Just what was Julia Roberts thinking when she named her kid Phinnaeus? “Phineas [the usual spelling] is a difficult name to have,” admits Phineas Duru of Hempstead, Long Island. “It’s difficult to spell, and it’s harder still to sound out. Telemarketers, for example, pronounce it like the male organ.”
“Sports announcers have trouble with it,” says brewery owner Phineas DeMink, a former high-school athlete.
“I appreciate it now that I’m older, but when you’re a kid, you just wish you had a more popular name.”
After Roberts christened her twins Hazel and Phinnaeus, local Phineases were all feeling appreciative. “I’m an overnight celebrity,” says Phineas Gershkowitz of Westchester. “The phone did not stop ringing”—though some people called to say, “‘How could anyone name their kid Phinnaeus?’”
Julia hasn’t answered that question yet. But as much as this is just the latest example of willful Hollywood naming eccentricity (see Gwyneth Paltrow’s baby Apple), the name does have roots. In Greek mythology, it means “oracle.” In the Bible, Phinehas was a warrior who salvaged the relationship between Jehovah and the Jews by spearing a Midianite and an Israelite who were getting it on in defiance of an anti-miscegenation edict. (“I found this impressive,” says Duru, a Nigerian who changed his name from Chidi to Phineas at 7 when he became a Jehovah’s Witness.) More recently, it’s what the “P” in P. T. Barnum stood for. There’s also Phineas Gage, who lost a chunk of his brain in a railroad accident in 1848, becoming belligerent and an intro-psych case study; Phineas in A Separate Peace, who dies after being tossed from a tree; pot-smoking comic book character Phineas Phreak; and Dr. Phineas J. Whoopie, of the cartoon Tennessee Tuxedo. “Kids always poked fun at that one,” recalls DeMink. “They’d say, ‘Phineas J. Whoopie, you’re the greatest!’ The more it drove me crazy the more they’d say it.”

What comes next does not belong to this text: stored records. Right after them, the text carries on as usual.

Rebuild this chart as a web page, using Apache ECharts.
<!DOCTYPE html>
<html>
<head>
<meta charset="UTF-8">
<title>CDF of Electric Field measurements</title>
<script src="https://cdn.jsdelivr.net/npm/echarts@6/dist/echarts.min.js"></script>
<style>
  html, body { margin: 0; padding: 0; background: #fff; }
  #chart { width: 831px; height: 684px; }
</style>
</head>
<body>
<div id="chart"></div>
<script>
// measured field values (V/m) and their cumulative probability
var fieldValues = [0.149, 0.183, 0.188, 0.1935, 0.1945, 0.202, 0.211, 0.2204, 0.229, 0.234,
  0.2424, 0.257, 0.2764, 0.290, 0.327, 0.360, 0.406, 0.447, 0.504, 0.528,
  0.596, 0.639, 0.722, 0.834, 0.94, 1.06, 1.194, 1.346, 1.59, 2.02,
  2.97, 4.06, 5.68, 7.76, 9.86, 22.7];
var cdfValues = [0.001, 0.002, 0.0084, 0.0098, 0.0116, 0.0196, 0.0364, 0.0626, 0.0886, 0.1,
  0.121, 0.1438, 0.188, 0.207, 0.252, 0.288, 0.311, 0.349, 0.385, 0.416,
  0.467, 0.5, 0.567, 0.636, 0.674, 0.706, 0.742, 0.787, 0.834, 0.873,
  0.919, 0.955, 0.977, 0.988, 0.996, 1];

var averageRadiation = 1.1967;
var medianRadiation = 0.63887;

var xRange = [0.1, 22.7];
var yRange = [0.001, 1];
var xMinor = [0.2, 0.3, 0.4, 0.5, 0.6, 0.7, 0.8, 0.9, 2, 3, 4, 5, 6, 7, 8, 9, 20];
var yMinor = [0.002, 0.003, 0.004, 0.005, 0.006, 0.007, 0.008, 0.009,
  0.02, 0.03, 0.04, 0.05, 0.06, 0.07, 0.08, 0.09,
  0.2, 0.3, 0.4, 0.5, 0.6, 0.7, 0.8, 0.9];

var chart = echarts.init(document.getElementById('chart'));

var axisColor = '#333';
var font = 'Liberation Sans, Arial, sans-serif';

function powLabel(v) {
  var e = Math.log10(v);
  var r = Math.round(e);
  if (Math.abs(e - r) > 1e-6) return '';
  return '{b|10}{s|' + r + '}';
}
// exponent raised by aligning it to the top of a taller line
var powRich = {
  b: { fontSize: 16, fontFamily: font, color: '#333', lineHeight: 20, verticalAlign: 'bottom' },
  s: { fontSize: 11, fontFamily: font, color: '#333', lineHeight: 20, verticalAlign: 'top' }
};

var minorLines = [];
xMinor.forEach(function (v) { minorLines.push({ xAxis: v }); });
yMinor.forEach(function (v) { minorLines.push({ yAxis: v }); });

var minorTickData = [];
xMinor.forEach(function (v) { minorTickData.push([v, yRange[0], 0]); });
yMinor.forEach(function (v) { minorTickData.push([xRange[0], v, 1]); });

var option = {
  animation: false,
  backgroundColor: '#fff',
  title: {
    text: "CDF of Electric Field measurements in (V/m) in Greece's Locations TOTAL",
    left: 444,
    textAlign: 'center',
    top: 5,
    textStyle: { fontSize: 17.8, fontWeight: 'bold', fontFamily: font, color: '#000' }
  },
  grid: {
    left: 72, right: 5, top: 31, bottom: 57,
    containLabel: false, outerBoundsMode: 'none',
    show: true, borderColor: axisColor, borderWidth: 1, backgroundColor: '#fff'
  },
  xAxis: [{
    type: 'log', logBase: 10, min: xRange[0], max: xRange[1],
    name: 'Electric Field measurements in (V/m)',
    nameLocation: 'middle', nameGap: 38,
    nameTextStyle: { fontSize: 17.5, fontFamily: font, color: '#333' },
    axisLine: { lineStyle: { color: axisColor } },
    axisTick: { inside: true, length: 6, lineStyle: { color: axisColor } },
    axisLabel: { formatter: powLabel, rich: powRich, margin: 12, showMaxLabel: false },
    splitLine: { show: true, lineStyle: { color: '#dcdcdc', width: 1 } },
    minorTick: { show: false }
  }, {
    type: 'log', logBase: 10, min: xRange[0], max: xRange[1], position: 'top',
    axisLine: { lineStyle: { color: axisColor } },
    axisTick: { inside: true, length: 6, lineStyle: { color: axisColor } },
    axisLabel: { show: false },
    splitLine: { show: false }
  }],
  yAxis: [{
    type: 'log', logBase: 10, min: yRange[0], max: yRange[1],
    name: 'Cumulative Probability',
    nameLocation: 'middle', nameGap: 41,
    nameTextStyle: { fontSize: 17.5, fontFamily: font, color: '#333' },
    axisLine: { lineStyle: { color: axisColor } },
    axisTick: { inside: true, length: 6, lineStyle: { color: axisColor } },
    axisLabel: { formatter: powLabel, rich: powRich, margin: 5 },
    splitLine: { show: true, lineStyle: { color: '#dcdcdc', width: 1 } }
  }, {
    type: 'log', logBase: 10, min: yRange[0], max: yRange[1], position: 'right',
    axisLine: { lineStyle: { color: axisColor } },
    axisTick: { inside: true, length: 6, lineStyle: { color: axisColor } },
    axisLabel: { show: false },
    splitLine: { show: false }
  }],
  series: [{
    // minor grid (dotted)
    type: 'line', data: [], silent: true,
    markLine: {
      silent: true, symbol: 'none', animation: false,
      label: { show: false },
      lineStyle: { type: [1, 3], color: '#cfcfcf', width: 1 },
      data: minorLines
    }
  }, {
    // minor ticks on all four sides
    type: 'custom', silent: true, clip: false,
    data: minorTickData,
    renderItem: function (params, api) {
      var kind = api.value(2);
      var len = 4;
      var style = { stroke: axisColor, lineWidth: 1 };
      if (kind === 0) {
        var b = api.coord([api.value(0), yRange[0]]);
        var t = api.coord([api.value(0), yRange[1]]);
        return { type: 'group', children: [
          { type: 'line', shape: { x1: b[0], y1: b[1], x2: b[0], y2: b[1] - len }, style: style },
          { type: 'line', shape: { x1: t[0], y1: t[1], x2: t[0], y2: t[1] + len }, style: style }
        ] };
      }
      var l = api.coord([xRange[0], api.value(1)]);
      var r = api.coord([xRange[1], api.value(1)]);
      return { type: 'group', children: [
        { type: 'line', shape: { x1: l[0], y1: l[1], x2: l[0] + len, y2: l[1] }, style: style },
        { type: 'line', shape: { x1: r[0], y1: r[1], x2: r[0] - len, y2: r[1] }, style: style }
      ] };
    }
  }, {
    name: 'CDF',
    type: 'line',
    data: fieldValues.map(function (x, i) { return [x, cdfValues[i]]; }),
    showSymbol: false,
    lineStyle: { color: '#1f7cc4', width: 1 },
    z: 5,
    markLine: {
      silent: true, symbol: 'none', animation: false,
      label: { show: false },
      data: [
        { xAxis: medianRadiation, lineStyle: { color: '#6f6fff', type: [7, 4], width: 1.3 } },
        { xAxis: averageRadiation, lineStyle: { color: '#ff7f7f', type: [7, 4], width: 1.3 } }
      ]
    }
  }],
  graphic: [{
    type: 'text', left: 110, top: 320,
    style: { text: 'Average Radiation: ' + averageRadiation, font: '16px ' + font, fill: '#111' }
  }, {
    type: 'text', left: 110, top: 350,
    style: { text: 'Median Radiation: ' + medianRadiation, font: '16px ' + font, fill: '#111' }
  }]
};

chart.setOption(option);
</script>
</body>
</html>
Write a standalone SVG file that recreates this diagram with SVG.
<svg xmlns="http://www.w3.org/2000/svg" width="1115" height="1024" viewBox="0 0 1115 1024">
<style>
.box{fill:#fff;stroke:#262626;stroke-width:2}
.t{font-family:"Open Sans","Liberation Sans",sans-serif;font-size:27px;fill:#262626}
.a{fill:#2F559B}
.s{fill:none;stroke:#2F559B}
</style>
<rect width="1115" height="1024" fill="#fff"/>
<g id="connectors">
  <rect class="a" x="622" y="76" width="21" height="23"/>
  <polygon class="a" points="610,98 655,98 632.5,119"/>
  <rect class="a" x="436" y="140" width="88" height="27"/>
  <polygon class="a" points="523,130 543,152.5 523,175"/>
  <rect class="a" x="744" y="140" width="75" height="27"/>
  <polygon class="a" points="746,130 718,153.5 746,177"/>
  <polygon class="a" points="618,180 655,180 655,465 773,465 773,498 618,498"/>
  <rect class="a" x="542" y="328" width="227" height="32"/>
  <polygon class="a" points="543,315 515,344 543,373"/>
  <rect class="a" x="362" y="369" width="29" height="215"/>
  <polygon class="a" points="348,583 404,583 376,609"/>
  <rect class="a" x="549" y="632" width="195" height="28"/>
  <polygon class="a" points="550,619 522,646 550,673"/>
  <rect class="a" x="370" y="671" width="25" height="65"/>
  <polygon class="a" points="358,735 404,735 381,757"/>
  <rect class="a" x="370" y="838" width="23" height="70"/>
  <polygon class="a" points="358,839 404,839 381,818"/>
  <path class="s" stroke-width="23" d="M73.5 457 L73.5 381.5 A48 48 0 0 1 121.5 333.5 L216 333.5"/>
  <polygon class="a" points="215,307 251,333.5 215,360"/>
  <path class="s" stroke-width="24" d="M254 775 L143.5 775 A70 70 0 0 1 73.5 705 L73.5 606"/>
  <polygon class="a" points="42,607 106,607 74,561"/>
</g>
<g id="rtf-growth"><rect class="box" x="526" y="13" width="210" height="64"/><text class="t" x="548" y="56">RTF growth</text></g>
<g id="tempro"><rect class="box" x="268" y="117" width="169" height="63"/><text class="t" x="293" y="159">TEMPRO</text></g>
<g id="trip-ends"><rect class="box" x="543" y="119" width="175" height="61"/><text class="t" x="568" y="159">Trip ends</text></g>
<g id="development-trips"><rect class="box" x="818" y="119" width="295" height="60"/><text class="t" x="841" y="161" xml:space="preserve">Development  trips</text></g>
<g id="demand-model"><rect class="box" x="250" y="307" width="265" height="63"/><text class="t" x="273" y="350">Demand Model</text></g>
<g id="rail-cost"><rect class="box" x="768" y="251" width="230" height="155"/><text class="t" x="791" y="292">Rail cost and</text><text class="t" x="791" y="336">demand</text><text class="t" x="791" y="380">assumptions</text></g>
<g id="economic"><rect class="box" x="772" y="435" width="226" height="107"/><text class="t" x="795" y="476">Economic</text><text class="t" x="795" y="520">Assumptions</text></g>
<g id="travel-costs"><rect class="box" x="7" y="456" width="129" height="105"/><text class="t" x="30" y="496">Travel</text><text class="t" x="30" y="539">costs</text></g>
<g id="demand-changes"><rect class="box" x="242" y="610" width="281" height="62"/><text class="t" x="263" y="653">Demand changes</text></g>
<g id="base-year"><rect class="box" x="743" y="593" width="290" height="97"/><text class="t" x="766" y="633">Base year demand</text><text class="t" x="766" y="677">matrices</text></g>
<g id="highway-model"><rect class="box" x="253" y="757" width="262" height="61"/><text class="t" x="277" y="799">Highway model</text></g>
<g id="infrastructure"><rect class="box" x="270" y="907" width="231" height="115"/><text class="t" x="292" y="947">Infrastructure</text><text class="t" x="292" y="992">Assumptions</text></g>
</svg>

Phineases usually suffer childhood alone. “I finally met someone named Phineas when I was 45,” says Phineas Fiske, from Northport, Long Island. “He was the first and last. And he was 2.”
Still, at least one parent of a Phineas wishes Roberts hadn’t been so etymologically brazen. “I named my son Phineas because I wanted him to have a name that was different, a name of distinction,” says DeMink’s mother, Jan Silk. “Now we’re going to have a whole generation of toddlers with it.”